## STATED TASK
Restate each of the lines below word for word and drop every picture.

## Entries with chart source code
(begin)
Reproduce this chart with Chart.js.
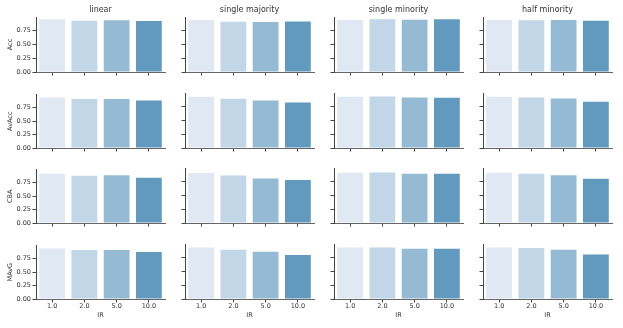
<!DOCTYPE html>
<html>
<head>
<meta charset="utf-8">
<script src="https://cdn.jsdelivr.net/npm/chart.js@4/dist/chart.umd.min.js"></script>
<style>
  html, body { margin: 0; padding: 0; background: #fff; width: 623px; height: 328px; overflow: hidden; }
  canvas { position: absolute; }
</style>
</head>
<body>
<script>
  // facets: columns = setting, rows = metric, bars = IR
  const colTitles = ['linear', 'single majority', 'single minority', 'half minority']
  const rowNames = ['Acc', 'AvAcc', 'CBA', 'MAvG']
  const irLabels = ['1.0', '2.0', '5.0', '10.0']
  const yTicks = [0, 0.25, 0.5, 0.75]

  // one list per metric, one inner list per column (linear, single maj, single min, half min)
  const acc = [
    [0.958, 0.930, 0.940, 0.927],
    [0.945, 0.914, 0.910, 0.920],
    [0.945, 0.958, 0.950, 0.958],
    [0.945, 0.940, 0.945, 0.930]
  ]
  const avAcc = [
    [0.940, 0.913, 0.913, 0.888],
    [0.930, 0.895, 0.864, 0.828],
    [0.930, 0.936, 0.918, 0.913],
    [0.930, 0.918, 0.900, 0.840]
  ]
  const cba = [
    [0.920, 0.883, 0.890, 0.846],
    [0.908, 0.865, 0.810, 0.780],
    [0.914, 0.920, 0.896, 0.896],
    [0.914, 0.896, 0.870, 0.804]
  ]
  const mavg = [
    [0.944, 0.914, 0.914, 0.877],
    [0.938, 0.895, 0.859, 0.798],
    [0.938, 0.938, 0.914, 0.914],
    [0.938, 0.926, 0.895, 0.810]
  ]
  const metrics = [acc, avAcc, cba, mavg]

  const barColors = ['#dfe8f3', '#c1d6e7', '#94bbd3', '#6199bf']

  const colLeft = [36, 185, 334, 483]
  const rowTop = [17, 93, 168, 244]
  const axW = 129
  const axH = 55

  const tickFont = { family: 'DejaVu Sans', size: 6.5 }
  const textColor = '#333'

  for (let r = 0; r < 4; r++) {
    for (let c = 0; c < 4; c++) {
      const padL = c === 0 ? 36 : 6
      const padR = 4
      const padT = r === 0 ? 0 : 4
      const padB = r === 3 ? 24 : 6
      const titleH = r === 0 ? 17 : 0

      const canvas = document.createElement('canvas')
      const w = axW + padL + padR
      const h = axH + padT + titleH + padB
      canvas.width = w
      canvas.height = h
      canvas.style.left = (colLeft[c] - padL) + 'px'
      canvas.style.top = (rowTop[r] - padT - titleH) + 'px'
      canvas.style.width = w + 'px'
      canvas.style.height = h + 'px'
      document.body.appendChild(canvas)

      new Chart(canvas, {
        type: 'bar',
        data: {
          labels: irLabels,
          datasets: [{
            data: metrics[r][c],
            backgroundColor: barColors,
            borderWidth: 0,
            barPercentage: 0.8,
            categoryPercentage: 1.0
          }]
        },
        options: {
          responsive: false,
          animation: false,
          devicePixelRatio: 1,
          layout: { padding: { left: 0, right: padR, top: padT, bottom: 0 } },
          plugins: {
            legend: { display: false },
            tooltip: { enabled: false },
            title: {
              display: r === 0,
              text: colTitles[c],
              fullSize: false,
              color: textColor,
              font: { family: 'DejaVu Sans', size: 8, weight: 'normal' },
              padding: { top: 5.2, bottom: 2.2 }
            }
          },
          scales: {
            x: {
              afterFit: s => { s.height = padB },
              border: { color: '#666', width: 1 },
              grid: { drawOnChartArea: false, offset: false, tickLength: 3.5, tickColor: '#444' },
              ticks: { display: r === 3, padding: 0, font: tickFont, color: textColor, maxRotation: 0, autoSkip: false },
              title: { display: r === 3, text: 'IR', font: tickFont, color: textColor, padding: { top: 0, bottom: 3.8 } }
            },
            y: {
              min: 0,
              max: 1,
              afterBuildTicks: s => { s.ticks = yTicks.map(v => ({ value: v })) },
              afterFit: s => { s.width = padL },
              border: { color: '#444', width: 1 },
              grid: { drawOnChartArea: false, tickLength: 3.5, tickColor: '#444' },
              ticks: { display: c === 0, padding: 1.5, font: tickFont, color: textColor, callback: v => Number(v).toFixed(2) },
              title: { display: c === 0, text: rowNames[r], font: tickFont, color: textColor, padding: { top: 6.5, bottom: 0 } }
            }
          }
        }
      })
    }
  }
</script>
</body>
</html>
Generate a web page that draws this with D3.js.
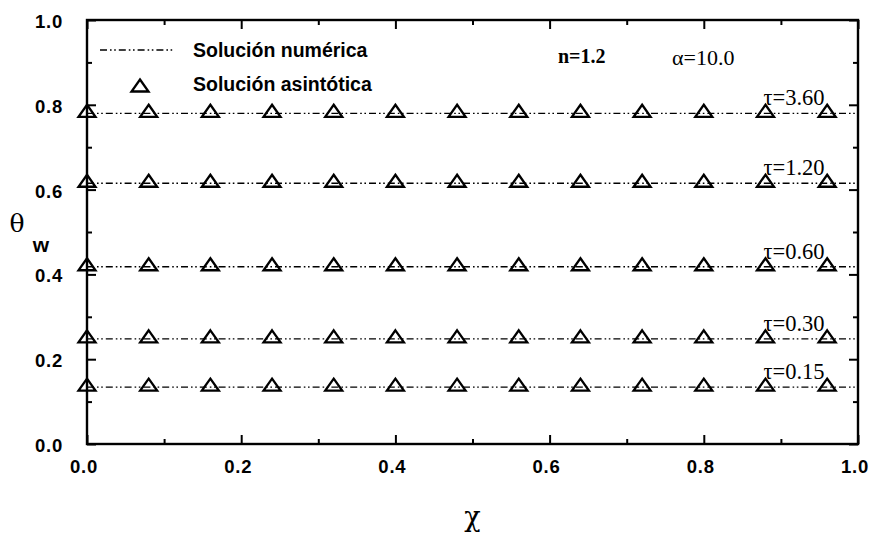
(end)
## SOLVED EXERCISE
Reproduce this chart with Chart.js.
<!DOCTYPE html>
<html>
<head>
<meta charset="utf-8">
<script src="https://cdn.jsdelivr.net/npm/chart.js@4/dist/chart.umd.min.js"></script>
<style>
  html, body { margin: 0; padding: 0; background: #fff; width: 623px; height: 328px; overflow: hidden; }
  canvas { position: absolute; }
</style>
</head>
<body>
<script>
  // facets: columns = setting, rows = metric, bars = IR
  const colTitles = ['linear', 'single majority', 'single minority', 'half minority']
  const rowNames = ['Acc', 'AvAcc', 'CBA', 'MAvG']
  const irLabels = ['1.0', '2.0', '5.0', '10.0']
  const yTicks = [0, 0.25, 0.5, 0.75]

  // one list per metric, one inner list per column (linear, single maj, single min, half min)
  const acc = [
    [0.958, 0.930, 0.940, 0.927],
    [0.945, 0.914, 0.910, 0.920],
    [0.945, 0.958, 0.950, 0.958],
    [0.945, 0.940, 0.945, 0.930]
  ]
  const avAcc = [
    [0.940, 0.913, 0.913, 0.888],
    [0.930, 0.895, 0.864, 0.828],
    [0.930, 0.936, 0.918, 0.913],
    [0.930, 0.918, 0.900, 0.840]
  ]
  const cba = [
    [0.920, 0.883, 0.890, 0.846],
    [0.908, 0.865, 0.810, 0.780],
    [0.914, 0.920, 0.896, 0.896],
    [0.914, 0.896, 0.870, 0.804]
  ]
  const mavg = [
    [0.944, 0.914, 0.914, 0.877],
    [0.938, 0.895, 0.859, 0.798],
    [0.938, 0.938, 0.914, 0.914],
    [0.938, 0.926, 0.895, 0.810]
  ]
  const metrics = [acc, avAcc, cba, mavg]

  const barColors = ['#dfe8f3', '#c1d6e7', '#94bbd3', '#6199bf']

  const colLeft = [36, 185, 334, 483]
  const rowTop = [17, 93, 168, 244]
  const axW = 129
  const axH = 55

  const tickFont = { family: 'DejaVu Sans', size: 6.5 }
  const textColor = '#333'

  for (let r = 0; r < 4; r++) {
    for (let c = 0; c < 4; c++) {
      const padL = c === 0 ? 36 : 6
      const padR = 4
      const padT = r === 0 ? 0 : 4
      const padB = r === 3 ? 24 : 6
      const titleH = r === 0 ? 17 : 0

      const canvas = document.createElement('canvas')
      const w = axW + padL + padR
      const h = axH + padT + titleH + padB
      canvas.width = w
      canvas.height = h
      canvas.style.left = (colLeft[c] - padL) + 'px'
      canvas.style.top = (rowTop[r] - padT - titleH) + 'px'
      canvas.style.width = w + 'px'
      canvas.style.height = h + 'px'
      document.body.appendChild(canvas)

      new Chart(canvas, {
        type: 'bar',
        data: {
          labels: irLabels,
          datasets: [{
            data: metrics[r][c],
            backgroundColor: barColors,
            borderWidth: 0,
            barPercentage: 0.8,
            categoryPercentage: 1.0
          }]
        },
        options: {
          responsive: false,
          animation: false,
          devicePixelRatio: 1,
          layout: { padding: { left: 0, right: padR, top: padT, bottom: 0 } },
          plugins: {
            legend: { display: false },
            tooltip: { enabled: false },
            title: {
              display: r === 0,
              text: colTitles[c],
              fullSize: false,
              color: textColor,
              font: { family: 'DejaVu Sans', size: 8, weight: 'normal' },
              padding: { top: 5.2, bottom: 2.2 }
            }
          },
          scales: {
            x: {
              afterFit: s => { s.height = padB },
              border: { color: '#666', width: 1 },
              grid: { drawOnChartArea: false, offset: false, tickLength: 3.5, tickColor: '#444' },
              ticks: { display: r === 3, padding: 0, font: tickFont, color: textColor, maxRotation: 0, autoSkip: false },
              title: { display: r === 3, text: 'IR', font: tickFont, color: textColor, padding: { top: 0, bottom: 3.8 } }
            },
            y: {
              min: 0,
              max: 1,
              afterBuildTicks: s => { s.ticks = yTicks.map(v => ({ value: v })) },
              afterFit: s => { s.width = padL },
              border: { color: '#444', width: 1 },
              grid: { drawOnChartArea: false, tickLength: 3.5, tickColor: '#444' },
              ticks: { display: c === 0, padding: 1.5, font: tickFont, color: textColor, callback: v => Number(v).toFixed(2) },
              title: { display: c === 0, text: rowNames[r], font: tickFont, color: textColor, padding: { top: 6.5, bottom: 0 } }
            }
          }
        }
      })
    }
  }
</script>
</body>
</html>
Generate a web page that draws this with D3.js.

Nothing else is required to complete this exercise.